Очевидно противоречие между ожиданиями от Суда и последующей практикой его деятельности. Создание Верховного суда, как показано ранее, было связано с концепцией образования СССР. Как и при создании других федераций (например, США) сторонники сохранения прав их субъектов выражали скептицизм в отношении сильной центральной судебной власти (это одна из причин того, почему Верховный суд США получил столь краткое и неопределенное отражение в Конституции 1787 г., а его последующее развитие связано в основном с толкованием Конституции самим Судом). Сходные мотивы определяли позицию советских республик, видевших в создании сильного Верховного суда (наделенного правом конституционного контроля или надзора) угрозу пересмотра Союзного договора и своих прав. Представители республик (украинской и белорусской делегаций) выступали за слабый Верховный суд, видя его задачу исключительно в предотвращении излишнего вмешательства центра в судебные системы республик. Белорусский проект вообще не предусматривал такого института, делая упор на конфедеративную составляющую проектируемого Союза. Проект Украины отстаивал независимость судебных систем союзных республик и оставлял за Верховным судом ограниченный надзор за конституционностью действий (по предложению ЦИК Союза СССР, его президиума и Прокурора Верховного суда ССР). Компетенцию Суда по осуществлению конституционного надзора предлагалось ограничить спорами между республиками, делами о высших должностных лицах Союза. Рекомендовалось оставить Суду право дачи руководящих разъяснений по общесоюзному законодательству и заключений по требованию ЦИК СССР о законности постановлений отдельных республик с позиций Союзного договора.

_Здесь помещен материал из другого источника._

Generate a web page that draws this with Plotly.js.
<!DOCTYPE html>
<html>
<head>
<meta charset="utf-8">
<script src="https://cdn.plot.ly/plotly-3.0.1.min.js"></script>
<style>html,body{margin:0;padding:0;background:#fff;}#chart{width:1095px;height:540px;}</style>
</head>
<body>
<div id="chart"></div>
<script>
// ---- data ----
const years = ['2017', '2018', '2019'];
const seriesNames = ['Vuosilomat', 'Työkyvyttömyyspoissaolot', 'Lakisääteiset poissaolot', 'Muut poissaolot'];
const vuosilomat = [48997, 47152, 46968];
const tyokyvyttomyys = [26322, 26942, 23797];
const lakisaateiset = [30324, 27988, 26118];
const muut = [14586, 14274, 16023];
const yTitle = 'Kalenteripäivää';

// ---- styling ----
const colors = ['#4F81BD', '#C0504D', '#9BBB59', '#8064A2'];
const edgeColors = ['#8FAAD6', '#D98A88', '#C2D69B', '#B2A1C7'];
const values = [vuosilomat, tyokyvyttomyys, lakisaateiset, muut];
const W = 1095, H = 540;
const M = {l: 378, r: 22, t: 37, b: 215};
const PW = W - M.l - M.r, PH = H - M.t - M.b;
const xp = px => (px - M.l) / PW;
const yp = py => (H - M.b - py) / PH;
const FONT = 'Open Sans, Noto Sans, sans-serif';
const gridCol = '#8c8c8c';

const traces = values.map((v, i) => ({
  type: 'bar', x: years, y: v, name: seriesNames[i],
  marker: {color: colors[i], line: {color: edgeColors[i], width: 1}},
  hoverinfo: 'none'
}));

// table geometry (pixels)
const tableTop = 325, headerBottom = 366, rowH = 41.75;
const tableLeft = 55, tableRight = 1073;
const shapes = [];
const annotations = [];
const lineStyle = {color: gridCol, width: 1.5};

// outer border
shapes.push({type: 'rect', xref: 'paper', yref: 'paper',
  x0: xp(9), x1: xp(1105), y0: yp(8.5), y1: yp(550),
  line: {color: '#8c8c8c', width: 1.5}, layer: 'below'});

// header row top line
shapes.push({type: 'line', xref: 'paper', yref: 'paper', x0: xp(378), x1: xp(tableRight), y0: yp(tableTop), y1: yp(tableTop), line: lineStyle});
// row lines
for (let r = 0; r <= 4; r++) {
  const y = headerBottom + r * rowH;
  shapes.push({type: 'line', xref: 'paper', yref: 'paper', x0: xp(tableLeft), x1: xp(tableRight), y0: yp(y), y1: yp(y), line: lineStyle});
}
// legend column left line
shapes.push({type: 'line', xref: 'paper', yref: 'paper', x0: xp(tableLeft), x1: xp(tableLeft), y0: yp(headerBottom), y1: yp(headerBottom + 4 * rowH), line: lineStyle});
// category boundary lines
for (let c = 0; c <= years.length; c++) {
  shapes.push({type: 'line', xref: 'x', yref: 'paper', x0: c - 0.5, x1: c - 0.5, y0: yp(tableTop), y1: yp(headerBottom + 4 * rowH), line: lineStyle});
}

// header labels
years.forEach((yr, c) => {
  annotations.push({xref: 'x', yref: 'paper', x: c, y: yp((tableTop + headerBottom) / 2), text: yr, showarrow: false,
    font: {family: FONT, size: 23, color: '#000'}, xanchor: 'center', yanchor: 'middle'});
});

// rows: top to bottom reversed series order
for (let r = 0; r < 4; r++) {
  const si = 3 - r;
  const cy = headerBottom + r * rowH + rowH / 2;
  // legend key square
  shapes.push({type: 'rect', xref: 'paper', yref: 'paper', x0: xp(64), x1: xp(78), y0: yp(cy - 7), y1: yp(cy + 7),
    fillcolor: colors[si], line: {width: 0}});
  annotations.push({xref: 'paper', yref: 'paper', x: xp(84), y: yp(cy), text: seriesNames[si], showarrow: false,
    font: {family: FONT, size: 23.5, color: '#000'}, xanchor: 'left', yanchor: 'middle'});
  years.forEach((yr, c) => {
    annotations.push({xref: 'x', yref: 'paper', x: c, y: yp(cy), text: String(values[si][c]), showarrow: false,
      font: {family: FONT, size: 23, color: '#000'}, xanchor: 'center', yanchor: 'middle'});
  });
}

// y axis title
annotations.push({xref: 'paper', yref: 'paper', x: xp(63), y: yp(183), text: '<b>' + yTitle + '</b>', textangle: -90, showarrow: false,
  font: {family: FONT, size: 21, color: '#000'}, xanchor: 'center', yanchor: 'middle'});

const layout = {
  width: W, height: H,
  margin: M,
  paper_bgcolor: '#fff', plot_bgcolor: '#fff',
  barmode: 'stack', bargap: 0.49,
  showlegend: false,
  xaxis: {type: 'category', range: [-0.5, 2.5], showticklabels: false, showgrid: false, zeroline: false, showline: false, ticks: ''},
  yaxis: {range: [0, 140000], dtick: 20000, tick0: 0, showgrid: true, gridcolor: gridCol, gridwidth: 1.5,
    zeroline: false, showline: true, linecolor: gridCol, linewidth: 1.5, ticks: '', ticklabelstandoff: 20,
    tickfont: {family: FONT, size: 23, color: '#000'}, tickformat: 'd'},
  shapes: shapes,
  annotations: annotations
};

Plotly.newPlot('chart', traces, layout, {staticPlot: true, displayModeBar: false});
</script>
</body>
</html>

В ходе разработки и принятия Конституции 1924 г. и последующей кодификации отраслевого права на ее основе, централистские мотивы, как было показано ранее, оказались преобладающими. Предположение о том, что Верховный суд будет использован для дачи заключений о соответствии Конституции СССР актов союзных республик (их ЦИК и совнаркомов), оказалось нежизнеспособным, поскольку ЦИК СССР обращался к данной процедуре чрезвычайно редко. За все время своего существования Верховный суд ни разу не рассматривал существенных споров между республиками, а нарушения Конституции, выявленные им в актах наркоматов и ведомств, оказались совершенно незначительны. Тем не менее высшие органы власти СССР нашли для представлений Суда другое применение – они активно использовались для признания актов союзных республик несоответствующими Конституции СССР и обоснования рекомендаций их органам власти о внесении соответствующих изменений. Большинство разъяснений и толкований Суда имели целью унификацию практики применения в союзных республиках общесоюзного законодательства. Таким образом, имела место тотальная дисфункция данного института с точки зрения соотношения целей и средств его деятельности – первоначальная цель (защита прав республик) сменилась на противоположную – корректировки республиканского законодательства в соответствии с союзным, а средство (конституционный надзор) стало инструментом достижения противоположной цели (не защита автономности республиканского права от вмешательства центра, но напротив – пересмотр республиканского законодательства в соответствии с союзным).
Важным когнитивным фактором в толковании права стало его ограничение самосознанием самих архитекторов судебной системы. В качестве юристов они отдавали себе отчет в узости и фактической нереализуемости функции конституционного надзора, но в качестве правоверных коммунистов не видели в этом фундаментального противоречия системы, воспринимали ситуацию как естественную для государственности нового советского типа. Идея превратить Верховный суд в орган толкования общесоюзных законов[947]
с целью их унификации не была принята. Не получила осуществления идея превращения Верховного суда в высший институт контроля конституционности республиканского законодательства (наделения его правом отмены декретов и постановлений союзных республик), поскольку это право было формально предоставлено высшим органам государственной власти, а фактически – партийному руководству. Отказ от судебного контроля и надзора в области федерализма (по аналогии с Веймарской Конституцией) определялся тем, что Верховный суд «не является органом разрешения конституционных споров между союзом и союзными республиками»[948]. В свою очередь союзные республики, осознавая неэффективность судебного конституционного надзора в защите их конституционных прав, предпочитали использовать в этих целях право непосредственного обращения в ЦИК СССР, его Президиум либо в СНК СССР. В результате Верховный суд воспринимался экспертами скорее как второстепенный орган, «комиссия» по предварительному рассмотрению вопросов конституционного надзора. Сомнения партийной бюрократии в нужности этой функции завершились отказом от нее.